I am unaware of when this might have been "en vogue".
You seem to be not talking about sneaky petes, house cue conversions, which of course have been very popular for a very long time.
When you look at various cue lines, they often start at the bottom with merry widow cues, then progress to pointed cues without veneers, then pointed cues with veneers, then cues with more than four points, box cues, etc.
You can find this trend in a 100 year old catalog, a Gina catalog, a JW catalog, Mali, Meuccie, Joss, and on an on all the way up to the present.
When you get to the eight pointers you will usually find them without veneers around the points. I think the design just gets too "busy" cramming all those veneers in with all those points.

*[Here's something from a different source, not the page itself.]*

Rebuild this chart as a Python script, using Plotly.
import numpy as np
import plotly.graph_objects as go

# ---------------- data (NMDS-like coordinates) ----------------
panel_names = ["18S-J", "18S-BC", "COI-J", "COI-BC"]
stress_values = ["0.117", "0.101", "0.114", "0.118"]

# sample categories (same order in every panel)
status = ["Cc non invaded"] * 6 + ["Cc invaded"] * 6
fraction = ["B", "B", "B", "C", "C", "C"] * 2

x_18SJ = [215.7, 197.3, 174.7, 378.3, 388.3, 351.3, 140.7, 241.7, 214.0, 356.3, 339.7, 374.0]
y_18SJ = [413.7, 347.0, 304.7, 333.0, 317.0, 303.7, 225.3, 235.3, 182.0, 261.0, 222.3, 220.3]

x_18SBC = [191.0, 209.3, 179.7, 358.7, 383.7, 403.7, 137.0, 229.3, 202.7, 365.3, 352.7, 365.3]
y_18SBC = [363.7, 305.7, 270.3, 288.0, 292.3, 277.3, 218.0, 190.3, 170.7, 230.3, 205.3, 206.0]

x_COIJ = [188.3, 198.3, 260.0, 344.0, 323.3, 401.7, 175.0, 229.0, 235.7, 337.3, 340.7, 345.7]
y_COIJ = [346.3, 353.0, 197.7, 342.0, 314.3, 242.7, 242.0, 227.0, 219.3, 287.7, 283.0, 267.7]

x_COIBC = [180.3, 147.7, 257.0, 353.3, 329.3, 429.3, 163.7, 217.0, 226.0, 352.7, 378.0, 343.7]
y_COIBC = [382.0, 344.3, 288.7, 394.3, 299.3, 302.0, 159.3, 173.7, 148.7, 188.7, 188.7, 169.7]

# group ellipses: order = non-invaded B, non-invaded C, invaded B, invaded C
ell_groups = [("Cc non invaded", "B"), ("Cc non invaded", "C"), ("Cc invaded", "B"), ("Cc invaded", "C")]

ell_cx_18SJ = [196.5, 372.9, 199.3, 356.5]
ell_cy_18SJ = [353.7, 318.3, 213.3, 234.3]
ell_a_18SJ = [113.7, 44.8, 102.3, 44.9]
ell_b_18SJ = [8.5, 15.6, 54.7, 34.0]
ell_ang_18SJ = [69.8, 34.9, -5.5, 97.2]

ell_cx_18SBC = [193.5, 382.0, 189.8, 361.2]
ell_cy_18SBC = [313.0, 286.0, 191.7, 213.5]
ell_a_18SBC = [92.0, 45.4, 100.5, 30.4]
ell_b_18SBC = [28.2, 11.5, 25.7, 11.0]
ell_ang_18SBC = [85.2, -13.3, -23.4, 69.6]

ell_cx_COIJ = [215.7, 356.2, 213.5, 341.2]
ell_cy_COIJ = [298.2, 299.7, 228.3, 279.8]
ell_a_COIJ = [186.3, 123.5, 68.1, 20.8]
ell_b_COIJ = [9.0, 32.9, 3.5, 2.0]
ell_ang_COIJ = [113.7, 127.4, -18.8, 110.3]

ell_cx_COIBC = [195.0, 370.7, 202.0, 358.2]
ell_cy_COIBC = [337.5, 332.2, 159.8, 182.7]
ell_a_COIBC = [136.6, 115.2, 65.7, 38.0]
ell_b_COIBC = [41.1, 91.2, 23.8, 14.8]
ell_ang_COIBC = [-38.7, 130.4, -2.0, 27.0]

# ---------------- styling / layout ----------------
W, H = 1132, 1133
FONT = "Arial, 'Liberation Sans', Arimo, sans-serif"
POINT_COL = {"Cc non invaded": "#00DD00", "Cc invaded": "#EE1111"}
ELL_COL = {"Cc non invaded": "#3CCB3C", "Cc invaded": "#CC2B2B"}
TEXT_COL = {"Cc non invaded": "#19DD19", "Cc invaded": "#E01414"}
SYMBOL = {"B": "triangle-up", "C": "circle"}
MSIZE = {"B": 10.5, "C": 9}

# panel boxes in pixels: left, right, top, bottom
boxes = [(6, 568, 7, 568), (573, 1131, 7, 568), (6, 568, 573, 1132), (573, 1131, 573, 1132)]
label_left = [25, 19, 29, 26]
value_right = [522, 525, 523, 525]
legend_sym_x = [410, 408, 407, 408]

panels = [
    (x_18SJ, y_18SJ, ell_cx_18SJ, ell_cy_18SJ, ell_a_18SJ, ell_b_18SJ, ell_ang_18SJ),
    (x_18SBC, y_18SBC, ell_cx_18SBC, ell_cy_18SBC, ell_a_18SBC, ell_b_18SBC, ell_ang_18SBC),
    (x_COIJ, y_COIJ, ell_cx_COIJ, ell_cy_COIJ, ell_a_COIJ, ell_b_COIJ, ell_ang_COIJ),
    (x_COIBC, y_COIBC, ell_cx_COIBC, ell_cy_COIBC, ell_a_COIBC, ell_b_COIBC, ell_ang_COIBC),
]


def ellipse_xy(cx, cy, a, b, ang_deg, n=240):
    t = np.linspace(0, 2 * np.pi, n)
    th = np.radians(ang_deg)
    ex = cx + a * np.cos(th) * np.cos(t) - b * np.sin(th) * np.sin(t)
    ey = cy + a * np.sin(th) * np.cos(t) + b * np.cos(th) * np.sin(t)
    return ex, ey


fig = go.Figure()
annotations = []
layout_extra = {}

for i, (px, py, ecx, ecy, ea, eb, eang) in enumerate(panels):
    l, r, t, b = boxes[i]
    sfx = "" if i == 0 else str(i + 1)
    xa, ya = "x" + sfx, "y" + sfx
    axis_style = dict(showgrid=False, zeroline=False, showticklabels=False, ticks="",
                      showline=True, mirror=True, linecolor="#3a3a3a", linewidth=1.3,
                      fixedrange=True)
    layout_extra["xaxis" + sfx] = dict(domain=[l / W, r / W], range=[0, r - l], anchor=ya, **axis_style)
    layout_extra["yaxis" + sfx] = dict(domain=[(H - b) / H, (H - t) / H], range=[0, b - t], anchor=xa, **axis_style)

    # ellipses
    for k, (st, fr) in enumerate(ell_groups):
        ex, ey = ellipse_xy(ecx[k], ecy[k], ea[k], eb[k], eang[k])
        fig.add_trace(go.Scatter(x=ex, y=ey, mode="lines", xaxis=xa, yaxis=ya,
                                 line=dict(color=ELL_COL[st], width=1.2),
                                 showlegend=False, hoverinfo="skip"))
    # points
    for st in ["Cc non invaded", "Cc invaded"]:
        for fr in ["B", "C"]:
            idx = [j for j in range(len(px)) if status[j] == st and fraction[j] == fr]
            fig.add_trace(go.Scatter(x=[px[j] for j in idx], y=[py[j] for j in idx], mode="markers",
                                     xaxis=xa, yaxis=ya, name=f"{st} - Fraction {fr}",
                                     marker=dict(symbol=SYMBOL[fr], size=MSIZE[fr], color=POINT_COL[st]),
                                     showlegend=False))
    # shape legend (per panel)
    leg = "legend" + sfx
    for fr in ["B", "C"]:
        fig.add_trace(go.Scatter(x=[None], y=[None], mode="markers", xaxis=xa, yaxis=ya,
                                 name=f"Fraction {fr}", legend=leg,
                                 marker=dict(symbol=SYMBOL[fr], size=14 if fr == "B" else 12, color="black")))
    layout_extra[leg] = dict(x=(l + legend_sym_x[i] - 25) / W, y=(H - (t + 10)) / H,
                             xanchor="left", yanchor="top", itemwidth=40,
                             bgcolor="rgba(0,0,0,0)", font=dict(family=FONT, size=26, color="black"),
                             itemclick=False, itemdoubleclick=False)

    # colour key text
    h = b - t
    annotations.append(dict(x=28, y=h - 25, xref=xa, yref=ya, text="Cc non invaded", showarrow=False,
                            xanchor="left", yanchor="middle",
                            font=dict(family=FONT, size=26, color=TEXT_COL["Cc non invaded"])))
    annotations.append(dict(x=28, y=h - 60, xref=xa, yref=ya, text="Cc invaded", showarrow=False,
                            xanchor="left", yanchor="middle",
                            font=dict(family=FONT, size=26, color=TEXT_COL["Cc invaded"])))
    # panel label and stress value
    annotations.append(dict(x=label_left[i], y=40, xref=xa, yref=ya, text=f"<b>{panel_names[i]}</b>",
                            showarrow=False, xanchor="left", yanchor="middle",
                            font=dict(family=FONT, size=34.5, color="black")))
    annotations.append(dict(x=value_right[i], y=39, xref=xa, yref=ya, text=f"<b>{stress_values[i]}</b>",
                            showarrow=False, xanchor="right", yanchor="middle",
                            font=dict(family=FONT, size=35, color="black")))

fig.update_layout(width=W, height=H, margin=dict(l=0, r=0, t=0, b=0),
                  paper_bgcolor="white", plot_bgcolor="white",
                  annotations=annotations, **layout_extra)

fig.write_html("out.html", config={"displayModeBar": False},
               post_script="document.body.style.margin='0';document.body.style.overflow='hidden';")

But you do find other embellishments using veneers.
The cue that skins posted is a nice example of what I am saying. There are no veneers around the points, but there are veneers used. They are in the rings and what I guess I would call gunsight inlays.
Can a period where non-veneered points were "en vogue" be identified? I am unaware of such a period.

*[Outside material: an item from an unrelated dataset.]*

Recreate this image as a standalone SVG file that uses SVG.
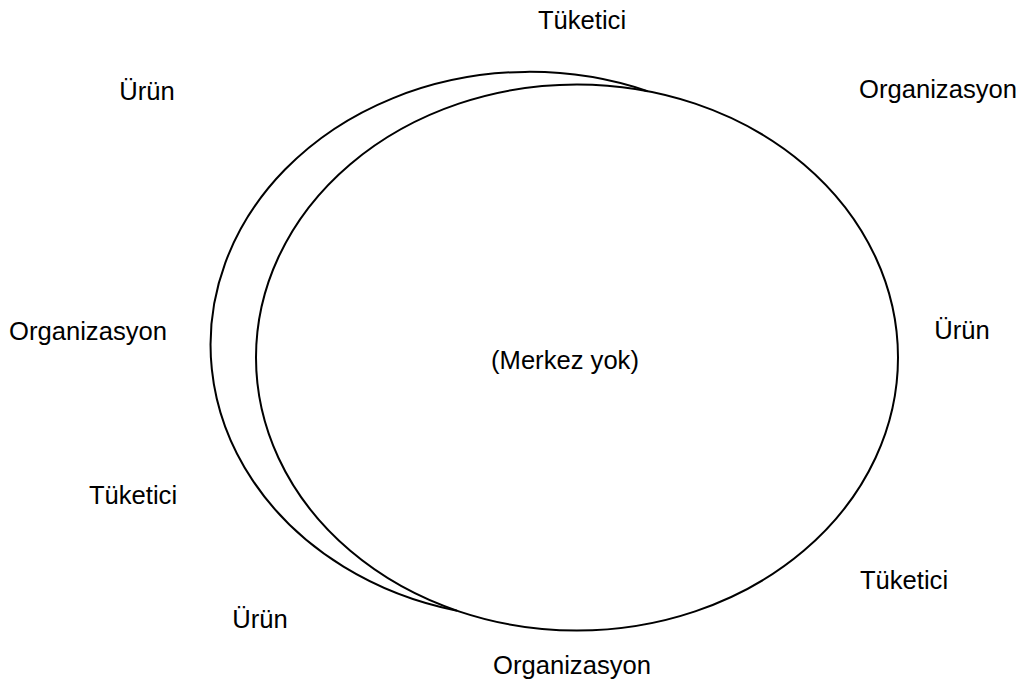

I am very interested in the evolution of cue design and would be very interested if such a trend or period could be identified.
If I had to take a stab at identifying such a period, it would be the eight pointers by such makers as Stroud, Mottey, Gina, Tad, etc from about the mid eighties through the mid-nineties, or maybe 1990 through 2000? Kind of overlaps with the emergence of the popularity of the tuxedo cues which themselves were often done without veneers around the points, though sometimes they did have black and white veneers.
Cues like I am pointing out were made before and of course after the era I am specifying, but they did seem to enjoy an enhanced popularity through the time I am stating. They still are well regarded cue designs and such designs are still done.